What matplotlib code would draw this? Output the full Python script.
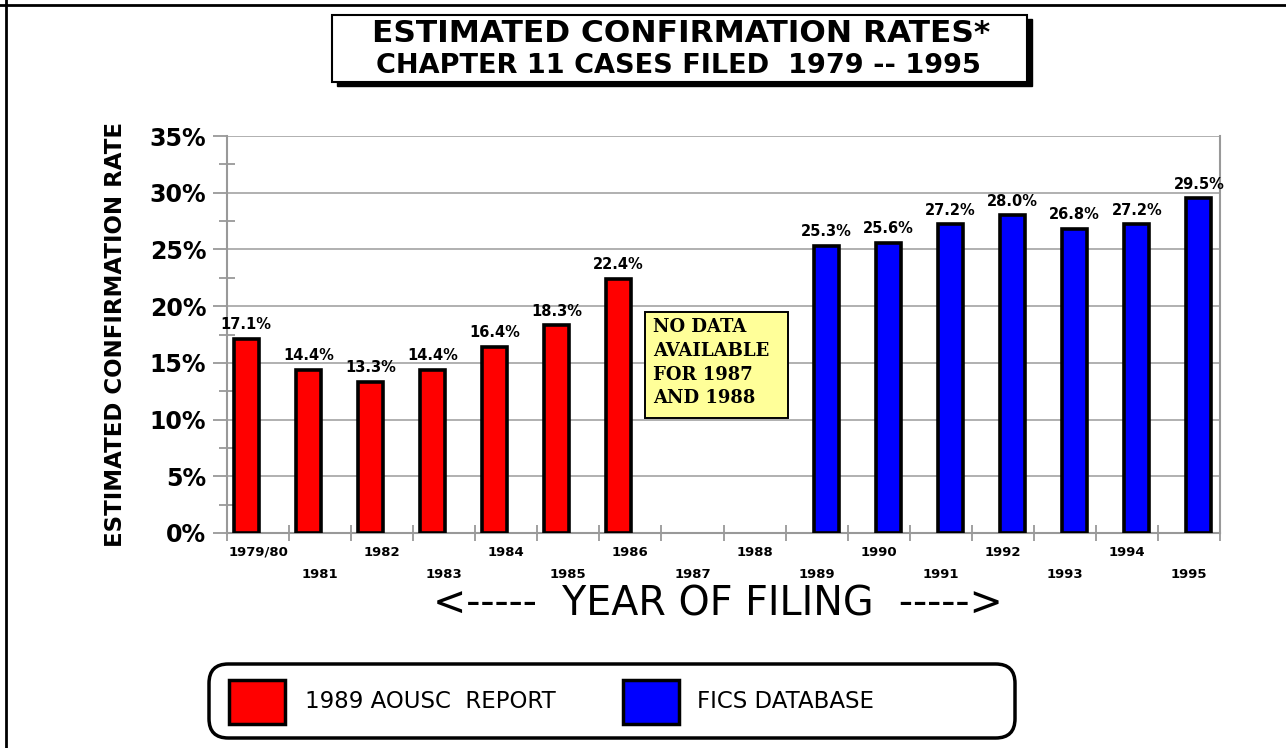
import matplotlib
matplotlib.use("Agg")
import matplotlib.pyplot as plt
from matplotlib.patches import Rectangle, FancyBboxPatch
from matplotlib.lines import Line2D

# data
years = ["1979/80", "1981", "1982", "1983", "1984", "1985", "1986", "1987",
         "1988", "1989", "1990", "1991", "1992", "1993", "1994", "1995"]
aousc_years = ["1979/80", "1981", "1982", "1983", "1984", "1985", "1986"]
aousc_rates = [17.1, 14.4, 13.3, 14.4, 16.4, 18.3, 22.4]
fics_years = ["1989", "1990", "1991", "1992", "1993", "1994", "1995"]
fics_rates = [25.3, 25.6, 27.2, 28.0, 26.8, 27.2, 29.5]
y_ticks = [0, 5, 10, 15, 20, 25, 30, 35]

W, H = 1286, 748
SANS = ["DejaVu Sans"]
SERIF = ["DejaVu Serif"]


def fx(px):
    return px / W


def fy(py):
    return 1 - py / H


fig = plt.figure(figsize=(W / 100, H / 100), dpi=100)
ax_w = fx(1220) - fx(227)
ax = fig.add_axes([fx(227), fy(533), ax_w, fy(136) - fy(533)])

pos = {y: i for i, y in enumerate(years)}
red_x = [pos[y] + 0.31 for y in aousc_years]
blue_x = [pos[y] + 0.66 for y in fics_years]

ax.bar(red_x, aousc_rates, width=0.4, color="#ff0000", edgecolor="black",
       linewidth=2.6, zorder=3, label="1989 AOUSC  REPORT")
ax.bar(blue_x, fics_rates, width=0.4, color="#0000ff", edgecolor="black",
       linewidth=2.6, zorder=3, label="FICS DATABASE")

# value labels
for x, v in zip(red_x + blue_x, aousc_rates + fics_rates):
    ax.text(x, v + 0.6, "%.1f%%" % v, ha="center", va="bottom",
            fontsize=10.5, fontweight="bold", family=SANS, zorder=4)

ax.set_xlim(0, len(years))
ax.set_ylim(0, 35)

# y axis
ax.set_yticks(y_ticks)
ax.set_yticklabels(["%d%%" % t for t in y_ticks], fontsize=17,
                   fontweight="bold", family=SANS)
ax.set_yticks([t + 2.5 for t in y_ticks[:-1]], minor=True)
ax.tick_params(axis="y", which="major", direction="out", length=10,
               width=1.3, color="#999999", pad=5)
ax.tick_params(axis="y", which="minor", direction="inout", length=11,
               width=1.3, color="#999999")
ax.grid(axis="y", which="major", color="#aaaaaa", linewidth=1.3, zorder=0)

# x axis: ticks at category boundaries, labels at centres in two rows
ax.set_xticks(range(len(years) + 1))
ax.set_xticklabels([])
ax.set_xticks([i + 0.5 for i in range(len(years))], minor=True)
ax.set_xticklabels([y if i % 2 == 0 else "\n" + y for i, y in enumerate(years)],
                   minor=True, fontsize=9.5, fontweight="bold", family=SANS,
                   linespacing=2.0)
ax.tick_params(axis="x", which="major", direction="inout", length=12,
               width=1.3, color="#999999")
ax.tick_params(axis="x", which="minor", length=0, pad=9)

for s in ["left", "right", "bottom"]:
    ax.spines[s].set_color("#999999")
    ax.spines[s].set_linewidth(1.5)
ax.spines["top"].set_visible(False)

ax.set_ylabel("ESTIMATED CONFIRMATION RATE", fontsize=16.5, fontweight="bold",
              family=SANS)
ax.yaxis.set_label_coords(-(227 - 127) / 993, 0.5)

# note for the missing years (box and text)
ax.add_patch(Rectangle((6.735, 10.1), 2.3, 9.4, facecolor="#ffff99",
                       edgecolor="black", linewidth=1.4, zorder=5))
ax.text(6.87, 18.95, "NO DATA\nAVAILABLE\nFOR 1987\nAND 1988", ha="left", va="top",
        fontsize=13, fontweight="bold", family=SERIF,
        linespacing=1.41, zorder=6)

# x axis title
fig.text(fx(718), fy(604), "<-----  YEAR OF FILING  ----->", ha="center",
         va="center", fontsize=28.5, family=SANS)

# title box with shadow
fig.add_artist(Rectangle((fx(337), fy(86)), fx(1032) - fx(337), fy(19) - fy(86),
                         transform=fig.transFigure, facecolor="black",
                         edgecolor="black"))
fig.add_artist(Rectangle((fx(332), fy(82)), fx(1027) - fx(332), fy(15) - fy(82),
                         transform=fig.transFigure, facecolor="white",
                         edgecolor="black", linewidth=1.5))
fig.text(fx(681), fy(34), "ESTIMATED CONFIRMATION RATES*", ha="center",
         va="center", fontsize=22.5, fontweight="bold", family=SANS)
fig.text(fx(678), fy(66), "CHAPTER 11 CASES FILED  1979 -- 1995", ha="center",
         va="center", fontsize=19.5, fontweight="bold", family=SANS)

# legend
fig.add_artist(FancyBboxPatch((fx(209), fy(738)), fx(1015) - fx(209),
                              fy(664) - fy(738),
                              boxstyle="round,pad=0,rounding_size=0.015",
                              transform=fig.transFigure, facecolor="white",
                              edgecolor="black", linewidth=2.5,
                              mutation_aspect=W / H))
for x0, c, lab, tx in [(229, "#ff0000", "1989 AOUSC  REPORT", 305),
                       (623, "#0000ff", "FICS DATABASE", 697)]:
    fig.add_artist(Rectangle((fx(x0), fy(724)), fx(56), fy(680) - fy(724),
                             transform=fig.transFigure, facecolor=c,
                             edgecolor="black", linewidth=2.5))
    fig.text(fx(tx), fy(702), lab, ha="left", va="center", fontsize=16.5,
             family=SANS)

# outer border lines (top and left)
fig.add_artist(Line2D([0, 1], [fy(5), fy(5)], transform=fig.transFigure,
                      color="black", linewidth=2))
fig.add_artist(Line2D([fx(6), fx(6)], [0, 1], transform=fig.transFigure,
                      color="black", linewidth=2))

fig.savefig("out.png", dpi=100)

.....

- [The problem]: Write out again every line above exactly as given; the pictures do not belong in the copy.

- [Exercise response]:
What matplotlib code would draw this? Output the full Python script.
import matplotlib
matplotlib.use("Agg")
import matplotlib.pyplot as plt
from matplotlib.patches import Rectangle, FancyBboxPatch
from matplotlib.lines import Line2D

# data
years = ["1979/80", "1981", "1982", "1983", "1984", "1985", "1986", "1987",
         "1988", "1989", "1990", "1991", "1992", "1993", "1994", "1995"]
aousc_years = ["1979/80", "1981", "1982", "1983", "1984", "1985", "1986"]
aousc_rates = [17.1, 14.4, 13.3, 14.4, 16.4, 18.3, 22.4]
fics_years = ["1989", "1990", "1991", "1992", "1993", "1994", "1995"]
fics_rates = [25.3, 25.6, 27.2, 28.0, 26.8, 27.2, 29.5]
y_ticks = [0, 5, 10, 15, 20, 25, 30, 35]

W, H = 1286, 748
SANS = ["DejaVu Sans"]
SERIF = ["DejaVu Serif"]


def fx(px):
    return px / W


def fy(py):
    return 1 - py / H


fig = plt.figure(figsize=(W / 100, H / 100), dpi=100)
ax_w = fx(1220) - fx(227)
ax = fig.add_axes([fx(227), fy(533), ax_w, fy(136) - fy(533)])

pos = {y: i for i, y in enumerate(years)}
red_x = [pos[y] + 0.31 for y in aousc_years]
blue_x = [pos[y] + 0.66 for y in fics_years]

ax.bar(red_x, aousc_rates, width=0.4, color="#ff0000", edgecolor="black",
       linewidth=2.6, zorder=3, label="1989 AOUSC  REPORT")
ax.bar(blue_x, fics_rates, width=0.4, color="#0000ff", edgecolor="black",
       linewidth=2.6, zorder=3, label="FICS DATABASE")

# value labels
for x, v in zip(red_x + blue_x, aousc_rates + fics_rates):
    ax.text(x, v + 0.6, "%.1f%%" % v, ha="center", va="bottom",
            fontsize=10.5, fontweight="bold", family=SANS, zorder=4)

ax.set_xlim(0, len(years))
ax.set_ylim(0, 35)

# y axis
ax.set_yticks(y_ticks)
ax.set_yticklabels(["%d%%" % t for t in y_ticks], fontsize=17,
                   fontweight="bold", family=SANS)
ax.set_yticks([t + 2.5 for t in y_ticks[:-1]], minor=True)
ax.tick_params(axis="y", which="major", direction="out", length=10,
               width=1.3, color="#999999", pad=5)
ax.tick_params(axis="y", which="minor", direction="inout", length=11,
               width=1.3, color="#999999")
ax.grid(axis="y", which="major", color="#aaaaaa", linewidth=1.3, zorder=0)

# x axis: ticks at category boundaries, labels at centres in two rows
ax.set_xticks(range(len(years) + 1))
ax.set_xticklabels([])
ax.set_xticks([i + 0.5 for i in range(len(years))], minor=True)
ax.set_xticklabels([y if i % 2 == 0 else "\n" + y for i, y in enumerate(years)],
                   minor=True, fontsize=9.5, fontweight="bold", family=SANS,
                   linespacing=2.0)
ax.tick_params(axis="x", which="major", direction="inout", length=12,
               width=1.3, color="#999999")
ax.tick_params(axis="x", which="minor", length=0, pad=9)

for s in ["left", "right", "bottom"]:
    ax.spines[s].set_color("#999999")
    ax.spines[s].set_linewidth(1.5)
ax.spines["top"].set_visible(False)

ax.set_ylabel("ESTIMATED CONFIRMATION RATE", fontsize=16.5, fontweight="bold",
              family=SANS)
ax.yaxis.set_label_coords(-(227 - 127) / 993, 0.5)

# note for the missing years (box and text)
ax.add_patch(Rectangle((6.735, 10.1), 2.3, 9.4, facecolor="#ffff99",
                       edgecolor="black", linewidth=1.4, zorder=5))
ax.text(6.87, 18.95, "NO DATA\nAVAILABLE\nFOR 1987\nAND 1988", ha="left", va="top",
        fontsize=13, fontweight="bold", family=SERIF,
        linespacing=1.41, zorder=6)

# x axis title
fig.text(fx(718), fy(604), "<-----  YEAR OF FILING  ----->", ha="center",
         va="center", fontsize=28.5, family=SANS)

# title box with shadow
fig.add_artist(Rectangle((fx(337), fy(86)), fx(1032) - fx(337), fy(19) - fy(86),
                         transform=fig.transFigure, facecolor="black",
                         edgecolor="black"))
fig.add_artist(Rectangle((fx(332), fy(82)), fx(1027) - fx(332), fy(15) - fy(82),
                         transform=fig.transFigure, facecolor="white",
                         edgecolor="black", linewidth=1.5))
fig.text(fx(681), fy(34), "ESTIMATED CONFIRMATION RATES*", ha="center",
         va="center", fontsize=22.5, fontweight="bold", family=SANS)
fig.text(fx(678), fy(66), "CHAPTER 11 CASES FILED  1979 -- 1995", ha="center",
         va="center", fontsize=19.5, fontweight="bold", family=SANS)

# legend
fig.add_artist(FancyBboxPatch((fx(209), fy(738)), fx(1015) - fx(209),
                              fy(664) - fy(738),
                              boxstyle="round,pad=0,rounding_size=0.015",
                              transform=fig.transFigure, facecolor="white",
                              edgecolor="black", linewidth=2.5,
                              mutation_aspect=W / H))
for x0, c, lab, tx in [(229, "#ff0000", "1989 AOUSC  REPORT", 305),
                       (623, "#0000ff", "FICS DATABASE", 697)]:
    fig.add_artist(Rectangle((fx(x0), fy(724)), fx(56), fy(680) - fy(724),
                             transform=fig.transFigure, facecolor=c,
                             edgecolor="black", linewidth=2.5))
    fig.text(fx(tx), fy(702), lab, ha="left", va="center", fontsize=16.5,
             family=SANS)

# outer border lines (top and left)
fig.add_artist(Line2D([0, 1], [fy(5), fy(5)], transform=fig.transFigure,
                      color="black", linewidth=2))
fig.add_artist(Line2D([fx(6), fx(6)], [0, 1], transform=fig.transFigure,
                      color="black", linewidth=2))

fig.savefig("out.png", dpi=100)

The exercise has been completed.